## Collected data
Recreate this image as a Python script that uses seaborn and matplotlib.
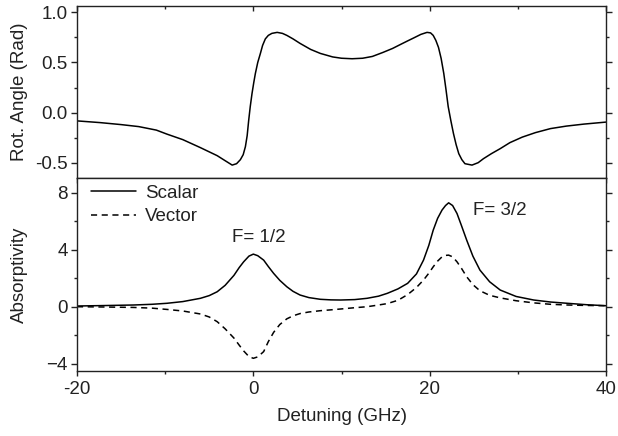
import numpy as np
import pandas as pd
import matplotlib
matplotlib.use("Agg")
import matplotlib.pyplot as plt
from matplotlib.ticker import MultipleLocator
import seaborn as sns

# ---- data ----
rot_x = [-20, -17.4, -15, -13, -11, -9.8, -8, -6.0, -4.1, -3.2, -2.4, -1.9, -1.47, -1.15, -0.9,
         -0.7, -0.53, -0.35, -0.15, 0.05, 0.23, 0.5, 0.8, 1.05, 1.36, 1.7, 2.1, 2.7, 3.3, 3.8,
         4.5, 5.3, 6.5, 7.6, 9.0, 10.0, 11.2, 12.4, 13.5, 14.7, 15.8, 16.7, 17.5, 18.2, 19.0,
         19.7, 20.1, 20.4, 20.7, 21.0, 21.3, 21.6, 21.85, 22.1, 22.4, 22.7, 23.0, 23.3, 23.65,
         24.0, 24.8, 25.5, 26.1, 27.0, 28.0, 29.1, 30.5, 32.0, 33.7, 35.5, 37.5, 40]
rot_y = [-0.083, -0.100, -0.120, -0.140, -0.175, -0.215, -0.270, -0.350, -0.430, -0.480, -0.524,
         -0.510, -0.470, -0.420, -0.340, -0.230, -0.080, 0.060, 0.190, 0.300, 0.390, 0.500,
         0.590, 0.670, 0.735, 0.770, 0.790, 0.800, 0.790, 0.770, 0.735, 0.690, 0.630, 0.590,
         0.555, 0.542, 0.537, 0.542, 0.560, 0.600, 0.640, 0.680, 0.715, 0.745, 0.780,
         0.800, 0.795, 0.770, 0.720, 0.650, 0.540, 0.390, 0.230, 0.060, -0.080, -0.210,
         -0.320, -0.410, -0.470, -0.510, -0.524, -0.500, -0.460, -0.410, -0.360, -0.300,
         -0.245, -0.200, -0.160, -0.135, -0.115, -0.095]

abs_x = [-20, -17, -13.6, -11.5, -9.8, -8, -6.0, -5.0, -4.1, -3.2, -2.2, -1.6, -1.1, -0.5, 0,
         0.5, 1.17, 1.7, 2.3, 3.0, 3.8, 4.5, 5.3, 6.3, 7.6, 8.8, 9.9, 11.5, 12.9, 14.2, 15.2,
         16.4, 17.5, 18.5, 19.3, 19.9, 20.4, 20.9, 21.4, 21.8, 22.15, 22.6, 23.1, 23.6, 24.2,
         24.9, 25.7, 26.8, 28.0, 29.8, 31.8, 33.7, 35.6, 37.8, 40]
scalar_y = [0.05, 0.08, 0.12, 0.17, 0.24, 0.36, 0.59, 0.78, 1.05, 1.50, 2.20, 2.75, 3.15, 3.55,
            3.69, 3.58, 3.27, 2.82, 2.34, 1.85, 1.40, 1.08, 0.82, 0.64, 0.52, 0.48, 0.47, 0.50,
            0.59, 0.74, 0.94, 1.25, 1.64, 2.30, 3.27, 4.30, 5.37, 6.20, 6.78, 7.10, 7.29, 7.10,
            6.54, 5.70, 4.67, 3.55, 2.57, 1.75, 1.17, 0.72, 0.47, 0.33, 0.24, 0.14, 0.07]
vector_y = [0.00, -0.02, -0.05, -0.10, -0.19, -0.30, -0.51, -0.72, -1.05, -1.55, -2.20, -2.70,
            -3.10, -3.50, -3.62, -3.52, -3.15, -2.45, -1.80, -1.25, -0.85, -0.64, -0.48, -0.37,
            -0.28, -0.22, -0.16, -0.07, 0.00, 0.12, 0.22, 0.45, 0.85, 1.35, 1.87, 2.35, 2.80,
            3.20, 3.50, 3.60, 3.62, 3.50, 3.15, 2.70, 2.10, 1.55, 1.12, 0.80, 0.62, 0.42,
            0.27, 0.17, 0.12, 0.09, 0.07]

x_ticks = [-20, 0, 20, 40]
rot_ticks = [-0.5, 0.0, 0.5, 1.0]
abs_ticks = [-4, 0, 4, 8]

# ---- style ----
FS = 13.5
TXT = "#222222"
sns.set_style("ticks")
plt.rcParams["font.family"] = ["Liberation Sans", "DejaVu Sans"]
plt.rcParams["font.size"] = FS
plt.rcParams["axes.linewidth"] = 1.0

fig = plt.figure(figsize=(6.18, 4.36), dpi=100)
ax1 = fig.add_axes([0.1246, 0.5917, 0.856, 0.3945])
ax2 = fig.add_axes([0.1246, 0.1491, 0.856, 0.4426])

rot_df = pd.DataFrame({"x": rot_x, "y": rot_y})
abs_df = pd.DataFrame({"x": abs_x, "Scalar": scalar_y, "Vector": vector_y})

sns.lineplot(data=rot_df, x="x", y="y", ax=ax1, color="black", lw=1.1,
             estimator=None, sort=False)
sns.lineplot(data=abs_df, x="x", y="Scalar", ax=ax2, color="black", lw=1.1,
             estimator=None, sort=False, label="Scalar")
sns.lineplot(data=abs_df, x="x", y="Vector", ax=ax2, color="black", lw=1.1,
             estimator=None, sort=False, label="Vector", linestyle=(0, (4, 3)))

for ax in (ax1, ax2):
    ax.set_xlim(-20, 40)
    ax.xaxis.set_major_locator(MultipleLocator(20))
    ax.xaxis.set_minor_locator(MultipleLocator(10))
    for s in ax.spines.values():
        s.set_visible(True)
        s.set_linewidth(1.0)
        s.set_color(TXT)
    ax.tick_params(axis="y", which="both", direction="out", right=True, labelright=False,
                   left=True, colors=TXT, labelcolor=TXT, labelsize=FS)
    ax.tick_params(axis="y", which="major", length=4.5, width=1.0, pad=2)
    ax.tick_params(axis="y", which="minor", length=2.5, width=1.0)
    ax.tick_params(axis="x", which="major", length=3.5, width=1.0, direction="out",
                   colors=TXT, labelcolor=TXT, labelsize=FS)
    ax.tick_params(axis="x", which="minor", length=2.5, width=1.0, direction="out",
                   colors=TXT)
    ax.set_xlabel("")
    ax.set_ylabel("")

# top panel
ax1.set_ylim(-0.653, 1.063)
ax1.set_yticks(rot_ticks)
ax1.set_yticklabels(["-0.5", "0.0", "0.5", "1.0"])
ax1.yaxis.set_minor_locator(MultipleLocator(0.25))
ax1.tick_params(axis="x", labelbottom=False, top=False)
sec = ax1.secondary_xaxis("top")
sec.set_xticks(x_ticks)
sec.xaxis.set_minor_locator(MultipleLocator(10))
sec.tick_params(axis="x", which="both", direction="in", labeltop=False, colors=TXT)
sec.tick_params(axis="x", which="major", length=3.5, width=1.0)
sec.tick_params(axis="x", which="minor", length=2.5, width=1.0)
sec.spines["top"].set_visible(False)
ax1.set_ylabel("Rot. Angle (Rad)", fontsize=FS, color=TXT)

# bottom panel
ax2.set_ylim(-4.51, 9.03)
ax2.set_yticks(abs_ticks)
ax2.yaxis.set_minor_locator(MultipleLocator(2))
ax2.set_xticks(x_ticks)
ax2.set_xticklabels([str(v) for v in x_ticks])
ax2.tick_params(axis="x", pad=4)
ax2.set_ylabel("Absorptivity", fontsize=FS, color=TXT)
ax2.set_xlabel("Detuning (GHz)", fontsize=FS, color=TXT, labelpad=7)

ax1.yaxis.set_label_coords(-0.093, 0.5)
ax2.yaxis.set_label_coords(-0.093, 0.5)

leg = ax2.legend(loc="upper left", frameon=False, handlelength=2.4, handletextpad=0.5,
                 borderaxespad=0.2, labelspacing=0.35, fontsize=FS,
                 bbox_to_anchor=(0.005, 1.025))
for t in leg.get_texts():
    t.set_color(TXT)

ax2.text(0.6, 4.85, "F= 1/2", ha="center", va="center", fontsize=FS, color=TXT)
ax2.text(28.0, 6.75, "F= 3/2", ha="center", va="center", fontsize=FS, color=TXT)

fig.savefig("out.png", dpi=100)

## Exercise instructions
Reproduce the material above exactly, first line through the line that contains "-0.245, -0.200, -0.160, -0.135, -0.115, -0.095]", minus the pictures.

## Reply
Recreate this image as a Python script that uses seaborn and matplotlib.
import numpy as np
import pandas as pd
import matplotlib
matplotlib.use("Agg")
import matplotlib.pyplot as plt
from matplotlib.ticker import MultipleLocator
import seaborn as sns

# ---- data ----
rot_x = [-20, -17.4, -15, -13, -11, -9.8, -8, -6.0, -4.1, -3.2, -2.4, -1.9, -1.47, -1.15, -0.9,
         -0.7, -0.53, -0.35, -0.15, 0.05, 0.23, 0.5, 0.8, 1.05, 1.36, 1.7, 2.1, 2.7, 3.3, 3.8,
         4.5, 5.3, 6.5, 7.6, 9.0, 10.0, 11.2, 12.4, 13.5, 14.7, 15.8, 16.7, 17.5, 18.2, 19.0,
         19.7, 20.1, 20.4, 20.7, 21.0, 21.3, 21.6, 21.85, 22.1, 22.4, 22.7, 23.0, 23.3, 23.65,
         24.0, 24.8, 25.5, 26.1, 27.0, 28.0, 29.1, 30.5, 32.0, 33.7, 35.5, 37.5, 40]
rot_y = [-0.083, -0.100, -0.120, -0.140, -0.175, -0.215, -0.270, -0.350, -0.430, -0.480, -0.524,
         -0.510, -0.470, -0.420, -0.340, -0.230, -0.080, 0.060, 0.190, 0.300, 0.390, 0.500,
         0.590, 0.670, 0.735, 0.770, 0.790, 0.800, 0.790, 0.770, 0.735, 0.690, 0.630, 0.590,
         0.555, 0.542, 0.537, 0.542, 0.560, 0.600, 0.640, 0.680, 0.715, 0.745, 0.780,
         0.800, 0.795, 0.770, 0.720, 0.650, 0.540, 0.390, 0.230, 0.060, -0.080, -0.210,
         -0.320, -0.410, -0.470, -0.510, -0.524, -0.500, -0.460, -0.410, -0.360, -0.300,
         -0.245, -0.200, -0.160, -0.135, -0.115, -0.095]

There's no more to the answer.